McGowan v. United States
2016 U.S. App. LEXIS 10263
| 2d Cir. | 2016Background
- Daniel McGowan, serving a federal sentence, published a bylined political article on the Huffington Post while at a Residential Reentry Center (Brooklyn House RRC).
- Residential Reentry Manager Tracy Rivers issued an incident report citing a BOP “Byline Regulation” (prohibiting bylined publications by inmates) and McGowan was remanded to a detention center’s SHU for ~22 hours.
- The Byline Regulation had been held unconstitutional in 2007, and the BOP issued guidance and later rescinded the rule; BOP officials agreed to expunge the report and return McGowan to RRC.
- McGowan sued: (1) Bivens claim for First Amendment violation against Rivers; (2) FTCA false imprisonment claim against the United States; and (3) FTCA negligence claim for failure to follow BOP rules.

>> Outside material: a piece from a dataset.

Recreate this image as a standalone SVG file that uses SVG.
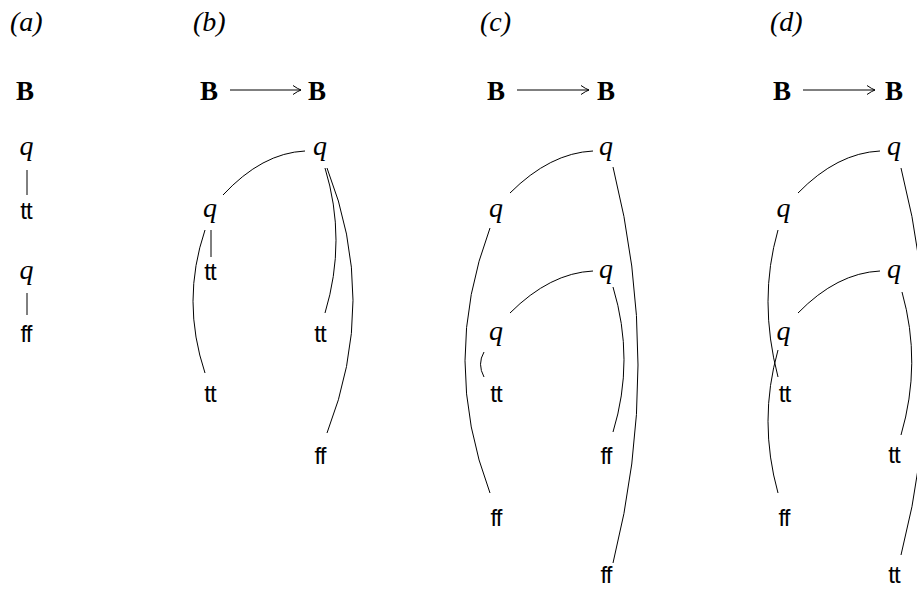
<svg xmlns="http://www.w3.org/2000/svg" width="917" height="589" viewBox="0 0 917 589">
<style>
.lbl{font-family:"Liberation Serif",serif;font-style:italic;font-size:28px}
.B{font-family:"Liberation Serif",serif;font-weight:bold;font-size:27px;text-anchor:middle}
.q{font-family:"Liberation Serif",serif;font-style:italic;font-size:28px;text-anchor:middle}
.sf{font-family:"Liberation Sans",sans-serif;font-size:24px;text-anchor:middle;letter-spacing:-1px}
.c{fill:none;stroke:#000;stroke-width:1}
</style>
<defs>
<marker id="to" markerUnits="userSpaceOnUse" markerWidth="12" markerHeight="12" viewBox="-9 -6 12 12" refX="0" refY="0" orient="auto">
<path d="M-8,-4.5 Q-3,-1 0,0 Q-3,1 -8,4.5" fill="none" stroke="#000" stroke-width="1"/>
</marker>
</defs>
<rect width="917" height="589" fill="#fff"/>
<g id="labels">
<text class="lbl" x="10" y="31">(a)</text>
<text class="lbl" x="193" y="31">(b)</text>
<text class="lbl" x="480" y="31">(c)</text>
<text class="lbl" x="770" y="31">(d)</text>
</g>
<g id="a-B"><text class="B" x="25" y="100">B</text></g>
<g id="a-q1"><text class="q" x="26.5" y="155">q</text></g>
<g id="a-tt"><text class="sf" x="26" y="219">tt</text></g>
<g id="a-q2"><text class="q" x="26.5" y="279">q</text></g>
<g id="a-ff"><text class="sf" x="26" y="342">ff</text></g>
<g id="b-B1"><text class="B" x="209" y="100">B</text></g>
<g id="b-B2"><text class="B" x="317" y="100">B</text></g>
<g id="b-q1"><text class="q" x="320" y="155">q</text></g>
<g id="b-q2"><text class="q" x="210" y="216.5">q</text></g>
<g id="b-tt1"><text class="sf" x="210" y="280">tt</text></g>
<g id="b-tt2"><text class="sf" x="320" y="341.5">tt</text></g>
<g id="b-tt3"><text class="sf" x="210" y="402">tt</text></g>
<g id="b-ff"><text class="sf" x="320" y="464">ff</text></g>
<g id="c-B1"><text class="B" x="496" y="100">B</text></g>
<g id="c-B2"><text class="B" x="606" y="100">B</text></g>
<g id="c-q1"><text class="q" x="606" y="155">q</text></g>
<g id="c-q2"><text class="q" x="496" y="216.5">q</text></g>
<g id="c-q3"><text class="q" x="606" y="278">q</text></g>
<g id="c-q4"><text class="q" x="496" y="339.5">q</text></g>
<g id="c-tt"><text class="sf" x="496" y="402">tt</text></g>
<g id="c-ff1"><text class="sf" x="606" y="464">ff</text></g>
<g id="c-ff2"><text class="sf" x="496" y="526">ff</text></g>
<g id="c-ff3"><text class="sf" x="606" y="583">ff</text></g>
<g id="d-B1"><text class="B" x="782" y="100">B</text></g>
<g id="d-B2"><text class="B" x="894" y="100">B</text></g>
<g id="d-q1"><text class="q" x="894" y="155">q</text></g>
<g id="d-q2"><text class="q" x="783.5" y="216.5">q</text></g>
<g id="d-q3"><text class="q" x="894" y="278">q</text></g>
<g id="d-q4"><text class="q" x="783.5" y="339.5">q</text></g>
<g id="d-tt1"><text class="sf" x="784.5" y="402">tt</text></g>
<g id="d-ff"><text class="sf" x="784" y="526">ff</text></g>
<g id="d-tt2"><text class="sf" x="894" y="463">tt</text></g>
<g id="d-tt3"><text class="sf" x="894" y="583">tt</text></g>
<g id="connectors" class="c">
<path class="c" d="M27,170 L27,195"/>
<path class="c" d="M27,293 L27,315"/>
<path class="c" d="M230,90 L301,90" marker-end="url(#to)"/>
<path class="c" d="M305,151 Q262,153 223,195"/>
<path class="c" d="M211,230 L211,257"/>
<path class="c" d="M205,230 Q181,301 205,373"/>
<path class="c" d="M325,168 Q347,240 325,313"/>
<path class="c" d="M327,168 Q379,300 327,433"/>
<path class="c" d="M517,90 L589,90" marker-end="url(#to)"/>
<path class="c" d="M593,151 Q550,153 510,193"/>
<path class="c" d="M593,271 Q550,273 510,313"/>
<path class="c" d="M490,228 Q440,361 490,493"/>
<path class="c" d="M484,352 Q477,364 484,377"/>
<path class="c" d="M613,287 Q635,360 613,432"/>
<path class="c" d="M613,167 Q663,365 613,563"/>
<path class="c" d="M803,90 L875,90" marker-end="url(#to)"/>
<path class="c" d="M880,151 Q837,153 798,193"/>
<path class="c" d="M880,271 Q837,273 798,313"/>
<path class="c" d="M778,230 Q758,300 778,377"/>
<path class="c" d="M778,350 Q758,421 778,493"/>
<path class="c" d="M901,168 Q951,362 901,555"/>
<path class="c" d="M902,292 Q922,363 901,435"/>
</g>
</svg>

- The district court dismissed: declined to recognize a Bivens remedy for federal prisoners’ First Amendment claims, held false imprisonment failed because confinement was privileged, and ruled it lacked jurisdiction for the FTCA negligence claim for want of a private analogue.
- On appeal, the Second Circuit affirmed: declined to reach Bivens extension question because Rivers was entitled to qualified immunity; affirmed dismissal of FTCA claims for lack of a private analogue.
Issues
| Issue | Plaintiff's Argument | Defendant's Argument | Held |
|---|---|---|---|
| Availability of Bivens remedy for a federal prisoner’s First Amendment byline claim | McGowan: Bivens remedy should apply; no adequate alternative remedies; no special factors counseled against Bivens | Government: New context; special factors counsel hesitation; qualified immunity | Court: Did not decide Bivens extension; granted qualified immunity to Rivers because right was not clearly established |
| Qualified immunity for the Bivens defendant | McGowan: Right to publish under a byline was clearly established | Rivers: Preexisting case law did not clearly establish such a right; Turner deference applies | Held: Right not clearly established; qualified immunity applies |
| FTCA false imprisonment (state-law private-analogue) | McGowan: New York recognizes wrongful confinement as a species of false imprisonment applicable to solitary/segregation | Government: Confinement pursuant to lawful sentence is privileged; no private analogue exists | Held: No private analogue for wrongful confinement by private person; FTCA claim fails |
| FTCA negligence based on BOP’s failure to follow its own regulations | McGowan: BOP negligently violated its rules; private analogue is failure of a private actor to follow its own internal rules | Government: Private law does not recognize an independent tort from violating internal rules; regulations are evidence, not independent duties | Held: No private analogue and no freestanding duty; negligence claim fails |
Key Cases Cited
- Bivens v. Six Unknown Named Agents, 403 U.S. 388 (recognition of implied damages action against federal officers)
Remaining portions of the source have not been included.